Over the last decade, earnings from Kuwait's overseas investments were higher than from oil revenue.
Difficulties at the KIO began to develop soon after Iraq's Aug. 2 invasion. Members of the ruling family began arriving in London and made it clear that they wanted to play a more hands-on part in running the KIO. Early in January, 12 mid-level executives resigned in protest.
A British banker who does regular business with the KIO described the atmosphere in its cramped London office as ``still simmering.''
John Roberts, of the magazine Energy Compass, considers that the technocrats see themselves as Kuwaiti nationalists who must take account of democratic forces.
``They view the recovery of Kuwait as their top priority, and they want the immense wealth that has been piled up down the years plowed into reconstruction. The al-Sabahs, by contrast, are a feudal family who regard Kuwait as a piece of real estate and can't see what is wrong with doing with it as they please.''
He adds: ``In the long run you will see a very serious struggle between the constitutional forces who want to see Kuwait with a democratic form of government, and the ruling family.''
While the struggle for longer-term control of Kuwait's assets deepens, there are plenty of signs that the Iraqi invasion has done remarkably little damage to the foreign assets themselves.
Christopher Keen, general manager of the United Bank of Kuwait, said: ``Since the invasion we have adapted and have been able to trade profitably from month to month. Since August our balance sheet is down by only 15 percent in overall size.''
Anticipating the liberation of Kuwait, British and American construction firms have begun forming joint ventures in the hope that they will win contracts for some of the estimated $40 billion that will have to be spent on restoring basic amenities such as roads and water service.
Trafalgar House, a large British construction consortium, has agreed in principle to work with Kaiser, the US engineering group, to bid for water supply contracts when the war is over.
The Kuwait Petroleum Corporation in London, confirmed last week that construction of new oil tankers was going ahead as planned.
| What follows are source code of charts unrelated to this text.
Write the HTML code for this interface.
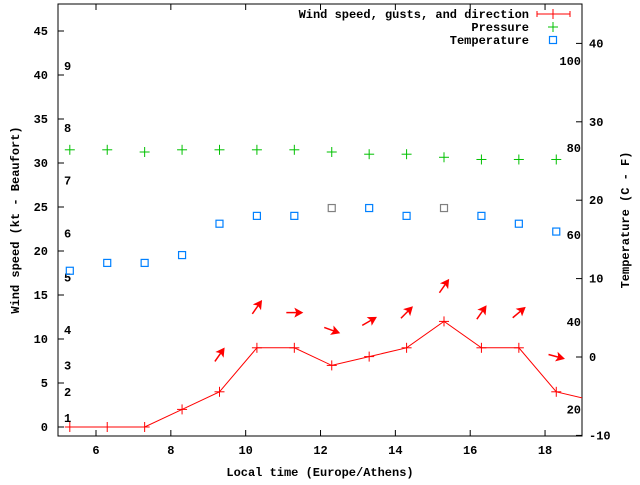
<!DOCTYPE html>
<html><head><meta charset="utf-8"><style>
body{margin:0;background:#fff;}
svg text{font-family:"Liberation Mono","DejaVu Sans Mono",monospace;font-weight:bold;font-size:12px;fill:#000;}
</style></head><body>
<svg id="chart" width="640" height="480"></svg>
<script>
const hours=[5.3,6.3,7.3,8.3,9.3,10.3,11.3,12.3,13.3,14.3,15.3,16.3,17.3,18.3,19.3];
const windKt=[0,0,0,2,4,9,9,7,8,9,12,9,9,4,3];
const gustKt=[null,null,null,null,8.2,13.6,13,11,12,13,16,13,13,8,null];
const arrowDeg=[null,null,null,null,55,55,0,-20,30,45,55,55,40,-15,null];
const pressureHpa=[1016,1016,1015.5,1016,1016,1016,1016,1015.5,1015,1015,1014.3,1013.8,1013.8,1013.8];
const tempC=[11,12,12,13,17,18,18,19,19,18,19,18,17,16];
const tempGrey=[0,0,0,0,0,0,0,1,0,0,1,0,0,0];
const xTicks=[6,8,10,12,14,16,18];
const yTicks=[0,5,10,15,20,25,30,35,40,45];
const y2Ticks=[-10,0,10,20,30,40];
const beaufort=[[1,1],[2,4],[3,7],[4,11],[5,17],[6,22],[7,28],[8,34],[9,41]];
const fahr=[20,40,60,80,100];

const L=58,R=582,T=4,B=436;
const X=h=>96+(h-6)*37.42;
const Y=v=>427-v*8.8;
const Y2=c=>357-c*7.84;
const YP=p=>Y(31.5+(p-1016)*0.5);
const NS="http://www.w3.org/2000/svg";
const svg=document.getElementById('chart');
function el(tag,attrs,parent){const e=document.createElementNS(NS,tag);for(const k in attrs)e.setAttribute(k,attrs[k]);(parent||svg).appendChild(e);return e;}
function txt(x,y,s,anchor,parent){const t=el('text',{x:x,y:y,'text-anchor':anchor||'start'},parent);t.textContent=s;return t;}

// clip
const defs=el('defs',{});
const cp=el('clipPath',{id:'clip'},defs);el('rect',{x:L,y:T,width:R-L,height:B-T},cp);

const axes=el('g',{});


el('rect',{x:L,y:T,width:R-L,height:B-T,fill:'none',stroke:'#000','stroke-width':1},axes);
xTicks.forEach(v=>{const x=X(v);
 el('line',{x1:x,y1:B,x2:x,y2:B-6,stroke:'#000'},axes);
 el('line',{x1:x,y1:T,x2:x,y2:T+6,stroke:'#000'},axes);
 const t=txt(x,B+18,String(v),'middle',axes);
 
 
});
yTicks.forEach(v=>{const y=Y(v);
 el('line',{x1:L,y1:y,x2:L+6,y2:y,stroke:'#000'},axes);
 const t=txt(L-10,y+4,String(v),'end',axes);
 
 
});
y2Ticks.forEach(v=>{const y=Y2(v);
 el('line',{x1:R,y1:y,x2:R-6,y2:y,stroke:'#000'},axes);
 const t=txt(R+7,y+4,String(v),'start',axes);
 
 
});
beaufort.forEach(b=>{const t=txt(64,Y(b[1])+4,String(b[0]),'start',axes);
 
 });
fahr.forEach(f=>{const t=txt(581,Y2((f-32)*5/9)+4,String(f),'end',axes);
 
 });
let t=txt(320,476,'Local time (Europe/Athens)','middle');

t=txt(0,0,'Wind speed (kt - Beaufort)','middle');t.setAttribute('transform','translate(19,220) rotate(-90)');

t=txt(0,0,'Temperature (C - F)','middle');t.setAttribute('transform','translate(629,220) rotate(-90)');


const plot=el('g',{'clip-path':'url(#clip)'});
function plus(x,y,c,g){el('line',{x1:x-5,y1:y,x2:x+5,y2:y,stroke:c},g);el('line',{x1:x,y1:y-5,x2:x,y2:y+5,stroke:c},g);}
// pressure
pressureHpa.forEach((p,i)=>{const g=el('g',{},plot);
 
 plus(X(hours[i]),YP(p),'#00c000',g);});
// temperature
tempC.forEach((c,i)=>{const r=el('rect',{x:X(hours[i])-3.5,y:Y2(c)-3.5,width:7,height:7,fill:'none',stroke:tempGrey[i]?'#808080':'#0080ff','stroke-width':1.2},plot);
 });
// wind line
const wl=el('polyline',{points:windKt.map((v,i)=>X(hours[i])+','+Y(v)).join(' '),fill:'none',stroke:'#f00','stroke-width':1},plot);

windKt.forEach((v,i)=>{const g=el('g',{},plot);
 
 plus(X(hours[i]),Y(v),'#f00',g);});
// gust arrows
gustKt.forEach((v,i)=>{if(v===null)return;
 const g=el('g',{transform:`translate(${X(hours[i])},${Y(v)}) rotate(${-arrowDeg[i]})`},plot);
 
 el('line',{x1:-8,y1:0,x2:4,y2:0,stroke:'#f00','stroke-width':1.5},g);
 el('polygon',{points:'9,0 0,-5 2,0 0,5',fill:'#f00'},g);});

// legend
const lg=el('g',{});

const ly=[14,27,40];
['Wind speed, gusts, and direction','Pressure','Temperature'].forEach((s,i)=>{const tt=txt(529,ly[i]+4,s,'end',lg);
 });
el('line',{x1:537,y1:14,x2:570,y2:14,stroke:'#f00'},lg);
el('line',{x1:537,y1:11,x2:537,y2:17,stroke:'#f00'},lg);
el('line',{x1:570,y1:11,x2:570,y2:17,stroke:'#f00'},lg);
plus(553,14,'#f00',lg);
plus(553,27,'#00c000',lg);
el('rect',{x:549.5,y:36.5,width:7,height:7,fill:'none',stroke:'#0080ff','stroke-width':1.2},lg);
</script>
</body></html>
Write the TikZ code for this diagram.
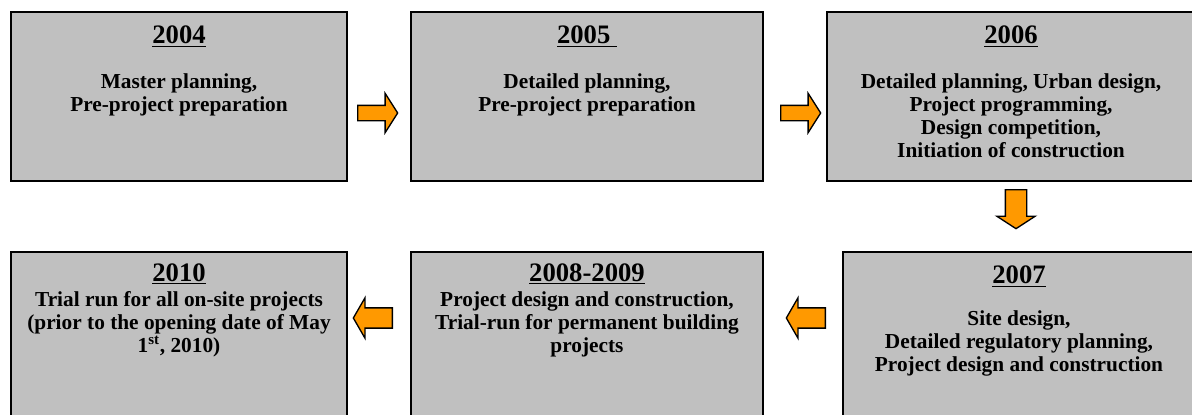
\documentclass[tikz,border=0pt]{standalone}
\usepackage{fontspec}
\setmainfont{Liberation Serif}
\usetikzlibrary{positioning,calc,shapes.arrows}

\definecolor{boxgray}{RGB}{192,192,192}
\definecolor{arroworange}{RGB}{255,153,0}

\tikzset{
  yearbox/.style={draw=black, line width=1.5pt, fill=boxgray, anchor=north west, inner sep=0pt},
  yeartitle/.style={anchor=north, inner sep=0pt, font=\fontsize{20}{22}\selectfont\bfseries},
  yeartext/.style={anchor=north, inner sep=0pt, align=center, font=\fontsize{16}{17.25}\selectfont\bfseries},
  nextarrow/.style={single arrow, draw=black, fill=arroworange, line width=1pt, inner xsep=0pt},
  thinarrow/.style={nextarrow, inner ysep=5.25pt, single arrow head extend=9pt, minimum height=30pt, single arrow tip angle=115},
  thickarrow/.style={nextarrow, inner ysep=7.1pt, single arrow head extend=7.5pt, minimum height=29.25pt, single arrow tip angle=120},
}

\begin{document}
\begin{tikzpicture}[x=0.75pt,y=-0.75pt]
\useasboundingbox (0,0) rectangle (1192,414);
\clip (0,0) rectangle (1192,414);

%Upper row
\node [yearbox, minimum width=252pt, minimum height=126.75pt] (b2004) at (10,11) {};
\node [yearbox, minimum width=264pt, minimum height=126.75pt] (b2005) at (410,11) {};
\node [yearbox, minimum width=276pt, minimum height=126.75pt] (b2006) at (826,11) {};

%Lower row, runs off the bottom edge
\node [yearbox, minimum width=252pt, minimum height=142pt] (b2010) at (10,251) {};
\node [yearbox, minimum width=264pt, minimum height=142pt] (b2008) at (410,251) {};
\node [yearbox, minimum width=264pt, minimum height=142pt] (b2007) at (842,251) {};

% Text Node
\node [yeartitle, below=11pt of b2004.north] (t2004) {\underline{2004}};
\node [yeartext, below=20pt of t2004] (x2004) {Master planning,\\Pre-project preparation};
% Text Node
\node [yeartitle, below=11pt of b2005.north] (t2005) {\underline{2005\ }};
\node [yeartext, below=20pt of t2005] (x2005) {Detailed planning,\\Pre-project preparation};
% Text Node
\node [yeartitle, below=11pt of b2006.north] (t2006) {\underline{2006}};
\node [yeartext, below=20pt of t2006] (x2006) {Detailed planning, Urban design,\\Project programming,\\Design competition,\\Initiation of construction};
% Text Node
\node [yeartitle, below=9pt of b2010.north] (t2010) {\underline{2010}};
\node [yeartext, below=5.5pt of t2010] (x2010) {Trial run for all on-site projects\\(prior to the opening date of May\\1\textsuperscript{st}, 2010)};
% Text Node
\node [yeartitle, below=9pt of b2008.north] (t2008) {\underline{2008-2009}};
\node [yeartext, below=5.5pt of t2008] (x2008) {Project design and construction,\\Trial-run for permanent building\\projects};
% Text Node
\node [yeartitle, below=11pt of b2007.north] (t2007) {\underline{2007}};
\node [yeartext, below=18pt of t2007] (x2007) {Site design,\\Detailed regulatory planning,\\Project design and construction};

%Arrows between the years
\node [thinarrow, anchor=tail] (a1) at ($(b2004.east)+(9,16.5)$) {};
\node [thinarrow, anchor=tail] (a2) at ($(b2005.east)+(16,16.5)$) {};
\node [thickarrow, rotate=-90, anchor=tail, inner ysep=7.5pt, single arrow head extend=6.4pt, single arrow tip angle=114] (a3) at ($(b2006.south)+(5,7)$) {};
\node [thickarrow, rotate=180, anchor=tail] (a4) at ($(b2007.north west)+(-16,67)$) {};
\node [thickarrow, rotate=180, anchor=tail] (a5) at ($(b2008.north west)+(-17,67)$) {};
\end{tikzpicture}
\end{document}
Much of KPC's existing tanker fleet has been chartered to other companies and is now carrying crude produced by other OPEC countries.
None of this, however, is likely to solve the dilemma faced by the KIO once the moment arrives to begin rebuilding Kuwait.
A City of London banker said a balance had to be established between drawing down Kuwait's assets in favor of reconstruction, and keeping the KIO's investments worldwide at a level sufficiently high to retain confidence on the part of international markets.
The banker went on: ``If the Kuwaitis get the balance wrong, many big companies around the world will feel the impact of the error. The political struggle has its direct reflection in argument over how the financial balance should be struck.''
As examples of Kuwait's involvement in large foreign ventures, the banker noted that it has a 10 percent stake in British Petroleum and owns 5 percent of the Midland Bank, one of Britain's ``big four.''
In Germany, Kuwait owns a significant chunk of Daimler-Benz and the chemical giant Hoechst.
So far there is no sign that Kuwait intends to liquidate these assets on a large scale, but bills for the country's contribution to the Gulf war have yet to come in, and the same certainly applies to the cost of rebuilding Kuwait once the war is at an end.